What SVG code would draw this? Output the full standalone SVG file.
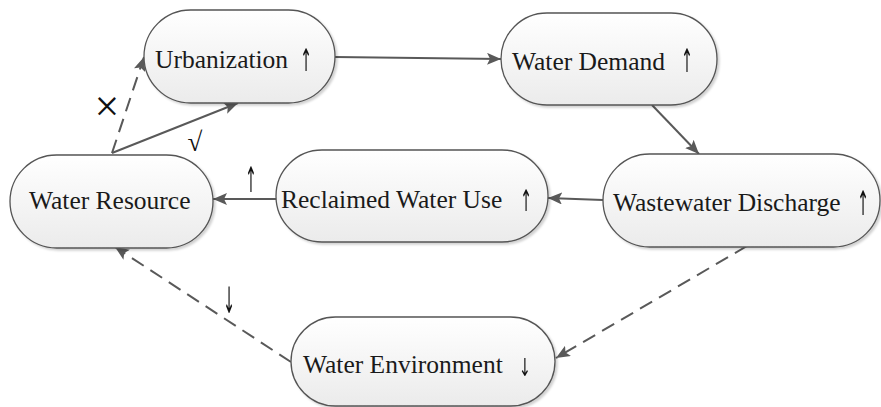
<svg xmlns="http://www.w3.org/2000/svg" width="881" height="407" viewBox="0 0 881 407">
<defs>
<linearGradient id="g" x1="0" y1="0" x2="0" y2="1">
<stop offset="0" stop-color="#ffffff"/>
<stop offset="1" stop-color="#ebebeb"/>
</linearGradient>
<filter id="sh" x="-10%" y="-10%" width="125%" height="130%">
<feDropShadow dx="2" dy="2" stdDeviation="1.2" flood-color="#000" flood-opacity="0.18"/>
</filter>
<filter id="nf" x="-50%" y="-50%" width="200%" height="200%">
<feOffset dx="0" dy="0"/>
</filter>
<marker id="ah" markerUnits="userSpaceOnUse" markerWidth="16" markerHeight="12" refX="14" refY="6" orient="auto">
<path d="M0,0 L14,6 L0,12 L3,6 Z" fill="#595959"/>
</marker>
</defs>
<style>
.node{fill:url(#g);stroke:#555;stroke-width:1.3;filter:url(#sh)}
.t{font-family:"Liberation Serif","Times New Roman",serif;font-size:25.5px;fill:#1a1a1a}
.ar{font-family:"DejaVu Sans",sans-serif;font-size:26px;fill:#111;text-anchor:middle;filter:url(#nf)}
.c{stroke:#595959;stroke-width:2;fill:none;marker-end:url(#ah)}
.d{stroke-dasharray:14 8}
.lbl{font-family:"Liberation Serif","Times New Roman",serif;fill:#111}
</style>
<rect width="881" height="407" fill="#fff"/>
<g id="connectors">
<line class="c" x1="335" y1="57" x2="501" y2="59"/>
<line class="c" x1="652" y1="105" x2="699" y2="154"/>
<line class="c" x1="603" y1="200" x2="548" y2="198"/>
<line class="c" x1="276" y1="199" x2="213" y2="199"/>
<line class="c d" x1="112" y1="153" x2="144" y2="57"/>
<line class="c" x1="112" y1="153" x2="238" y2="103"/>
<line class="c d" x1="747" y1="246" x2="556" y2="358"/>
<line class="c d" x1="291" y1="362" x2="115" y2="247"/>
</g>
<g id="labels">
<text class="lbl" x="107" y="121" font-size="44" text-anchor="middle">×</text>
<text class="lbl" x="195" y="151" font-size="27" text-anchor="middle">√</text>
<text class="ar" transform="translate(251,192) scale(0.55,1.35)">↑</text>
<text class="ar" transform="translate(229,313) scale(0.55,1.4)">↓</text>
</g>
<g id="urbanization">
<rect class="node" x="144" y="10" width="191" height="93" rx="46.5"/>
<text class="t" x="155" y="68">Urbanization</text>
<text class="ar" transform="translate(306,71) scale(0.55,1.2)">↑</text>
</g>
<g id="water-demand">
<rect class="node" x="501" y="13" width="216" height="92" rx="46"/>
<text class="t" x="512" y="70">Water Demand</text>
<text class="ar" transform="translate(687,72) scale(0.55,1.25)">↑</text>
</g>
<g id="wastewater-discharge">
<rect class="node" x="603" y="154" width="277" height="93" rx="46.5"/>
<text class="t" x="613" y="211">Wastewater Discharge</text>
<text class="ar" transform="translate(863,215) scale(0.55,1.3)">↑</text>
</g>
<g id="reclaimed-water-use">
<rect class="node" x="276" y="150" width="272" height="92" rx="46"/>
<text class="t" x="281" y="208">Reclaimed Water Use</text>
<text class="ar" transform="translate(526,211) scale(0.55,1.15)">↑</text>
</g>
<g id="water-resource">
<rect class="node" x="10" y="155" width="203" height="93" rx="46.5"/>
<text class="t" x="29" y="209">Water Resource</text>
</g>
<g id="water-environment">
<rect class="node" x="291" y="317" width="264" height="89" rx="44.5"/>
<text class="t" x="303" y="373">Water Environment</text>
<text class="ar" transform="translate(525,376) scale(0.55,0.95)">↓</text>
</g>
</svg>
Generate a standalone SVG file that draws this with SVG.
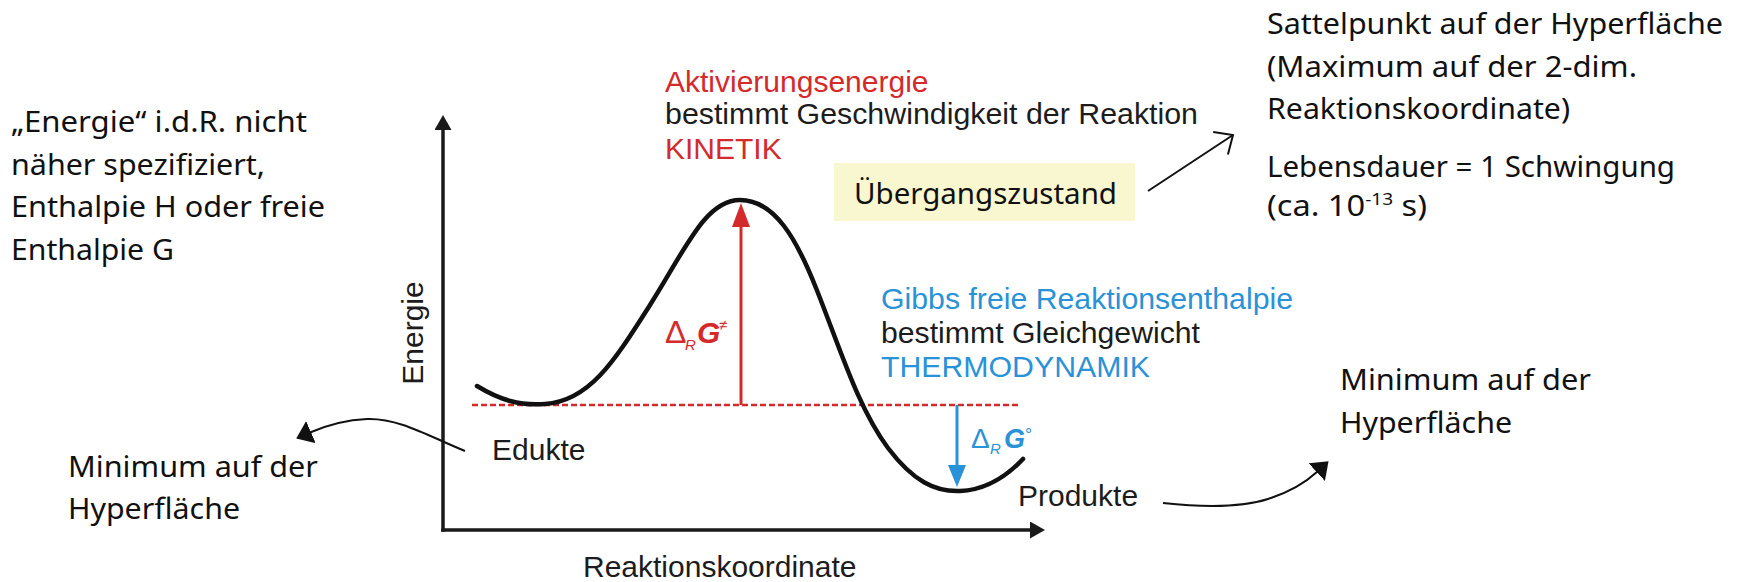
<svg xmlns="http://www.w3.org/2000/svg" width="1743" height="582" viewBox="0 0 1743 582">
  <defs>
    <style>
      .cal { font-family: "Noto Sans", "Open Sans", sans-serif; font-size: 29px; fill: #111; }
      .ari { font-family: "Liberation Sans", Arial, sans-serif; font-size: 30px; fill: #1c1c1c; }
      .red { fill: #d42a2c; }
      .blue { fill: #2a92d6; }
      .axis { stroke: #1a1a1a; stroke-width: 3.5; fill: none; stroke-linecap: square; }
      .conn { stroke: #111; stroke-width: 2; fill: none; }
    </style>
    <marker id="axisHead" markerUnits="userSpaceOnUse" viewBox="0 0 15 17" refX="0" refY="8.5" markerWidth="15" markerHeight="17" orient="auto">
      <path d="M0,0 L15,8.5 L0,17 Z" fill="#1a1a1a"/>
    </marker>
    <marker id="redHead" markerUnits="userSpaceOnUse" viewBox="0 0 24 18" refX="0" refY="9" markerWidth="24" markerHeight="18" orient="auto">
      <path d="M0,0 L24,9 L0,18 Z" fill="#d42a2c"/>
    </marker>
    <marker id="blueHead" markerUnits="userSpaceOnUse" viewBox="0 0 22 18" refX="0" refY="9" markerWidth="22" markerHeight="18" orient="auto">
      <path d="M0,0 L22,9 L0,18 Z" fill="#2a92d6"/>
    </marker>
    <marker id="fillHead" markerUnits="userSpaceOnUse" viewBox="0 0 16 24" refX="1" refY="12" markerWidth="16" markerHeight="24" orient="auto">
      <path d="M0,0 L16,12 L0,24 Z" fill="#111"/>
    </marker>
    <marker id="openHead" markerUnits="userSpaceOnUse" viewBox="-17 -15 19 30" refX="0" refY="0" markerWidth="19" markerHeight="30" orient="auto" overflow="visible">
      <path d="M-14.9,-13.4 L0,0 L-14.9,13.4" fill="none" stroke="#111" stroke-width="2"/>
    </marker>
  </defs>

  <rect x="0" y="0" width="1743" height="582" fill="#ffffff"/>

  <!-- axes -->
  <g id="axes">
    <path class="axis" d="M443,530 L443,130" marker-end="url(#axisHead)"/>
    <path class="axis" d="M443,530 L1030,530" marker-end="url(#axisHead)"/>
    <text class="ari" transform="translate(423,333) rotate(-90)" text-anchor="middle">Energie</text>
    <text class="ari" x="583" y="577">Reaktionskoordinate</text>
  </g>

  <!-- energy profile -->
  <g id="profile">
    <line x1="472" y1="405" x2="1020" y2="405" stroke="#d42a2c" stroke-width="2.5" stroke-dasharray="6,3"/>
    <path d="M477,386 C500,400 520,406 545,404 C590,401 615,360 650,305 C685,250 705,200 740,200 C775,200 797,240 816,288 C840,348 858,408 888,448 C913,481 935,492 960,491 C985,490 1005,478 1023,459" fill="none" stroke="#111" stroke-width="4.5" stroke-linecap="round"/>
  </g>

  <!-- activation energy -->
  <g id="activation">
    <line x1="741" y1="405" x2="741" y2="227" stroke="#d42a2c" stroke-width="3" marker-end="url(#redHead)"/>
    <text class="ari red" y="343">
      <tspan x="665" font-size="32">Δ</tspan><tspan x="685" y="350" font-size="15" font-style="italic">R</tspan><tspan x="697" y="343" font-size="30" font-style="italic" font-weight="bold">G</tspan><tspan x="719" y="330" font-size="15">≠</tspan>
    </text>
    <text class="ari red" x="665" y="92">Aktivierungsenergie</text>
    <text class="ari" x="665" y="124" textLength="533" lengthAdjust="spacingAndGlyphs">bestimmt Geschwindigkeit der Reaktion</text>
    <text class="ari red" x="665" y="159">KINETIK</text>
  </g>

  <!-- reaction free enthalpy -->
  <g id="gibbs">
    <line x1="957" y1="405" x2="957" y2="465" stroke="#2a92d6" stroke-width="3" marker-end="url(#blueHead)"/>
    <text class="ari blue" y="448">
      <tspan x="971" font-size="28">Δ</tspan><tspan x="990" y="454" font-size="15" font-style="italic">R</tspan><tspan x="1004" y="448" font-size="27" font-style="italic" font-weight="bold">G</tspan><tspan x="1025" y="441" font-size="18">°</tspan>
    </text>
    <text class="ari blue" x="881" y="309" textLength="412" lengthAdjust="spacingAndGlyphs">Gibbs freie Reaktionsenthalpie</text>
    <text class="ari" x="881" y="343" textLength="319" lengthAdjust="spacingAndGlyphs">bestimmt Gleichgewicht</text>
    <text class="ari blue" x="881" y="377" textLength="269" lengthAdjust="spacingAndGlyphs">THERMODYNAMIK</text>
  </g>

  <g id="edukte">
    <text class="ari" x="492" y="460">Edukte</text>
  </g>
  <g id="produkte">
    <text class="ari" x="1018" y="506">Produkte</text>
  </g>

  <g id="uebergangszustand">
    <rect x="834" y="163" width="301" height="58" fill="#f9f7cf"/>
    <text class="cal" x="854" y="204" textLength="263" lengthAdjust="spacingAndGlyphs">Übergangszustand</text>
  </g>

  <g id="note-energie">
    <text class="cal" x="11" y="132" textLength="296" lengthAdjust="spacingAndGlyphs">„Energie“ i.d.R. nicht</text>
    <text class="cal" x="11" y="175" textLength="254" lengthAdjust="spacingAndGlyphs">näher spezifiziert,</text>
    <text class="cal" x="11" y="217" textLength="314" lengthAdjust="spacingAndGlyphs">Enthalpie H oder freie</text>
    <text class="cal" x="11" y="260" textLength="163" lengthAdjust="spacingAndGlyphs">Enthalpie G</text>
  </g>

  <g id="note-sattelpunkt">
    <text class="cal" x="1267" y="34" textLength="456" lengthAdjust="spacingAndGlyphs">Sattelpunkt auf der Hyperfläche</text>
    <text class="cal" x="1267" y="77" textLength="370" lengthAdjust="spacingAndGlyphs">(Maximum auf der 2-dim.</text>
    <text class="cal" x="1267" y="119" textLength="303" lengthAdjust="spacingAndGlyphs">Reaktionskoordinate)</text>
    <text class="cal" x="1267" y="177" textLength="408" lengthAdjust="spacingAndGlyphs">Lebensdauer = 1 Schwingung</text>
    <text class="cal" x="1267" y="216" textLength="160" lengthAdjust="spacingAndGlyphs">(ca. 10<tspan font-size="17" dy="-11">-13</tspan><tspan dy="11"> s)</tspan></text>
  </g>

  <g id="note-minimum-links">
    <text class="cal" x="68" y="477" textLength="250" lengthAdjust="spacingAndGlyphs">Minimum auf der</text>
    <text class="cal" x="68" y="519" textLength="172" lengthAdjust="spacingAndGlyphs">Hyperfläche</text>
  </g>

  <g id="note-minimum-rechts">
    <text class="cal" x="1340" y="390" textLength="251" lengthAdjust="spacingAndGlyphs">Minimum auf der</text>
    <text class="cal" x="1340" y="433" textLength="172" lengthAdjust="spacingAndGlyphs">Hyperfläche</text>
  </g>

  <g id="connectors">
    <path class="conn" d="M465,451 C430,437 400,418 367,419 C345,420 325,426 310,432.5" marker-end="url(#fillHead)"/>
    <path class="conn" d="M1163,503 C1200,507 1240,508 1268,499 C1290,492 1305,483 1317.5,471.5" marker-end="url(#fillHead)"/>
    <path class="conn" d="M1148,191 L1233,135" marker-end="url(#openHead)"/>
  </g>
</svg>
-*-*-
- _WHAT YOU NEED TO DO_: Pick out all lines from the data above in which the word "this" appears.

- _THE OUTPUT_:
What SVG code would draw this? Output the full standalone SVG file.
Generate a standalone SVG file that draws this with SVG.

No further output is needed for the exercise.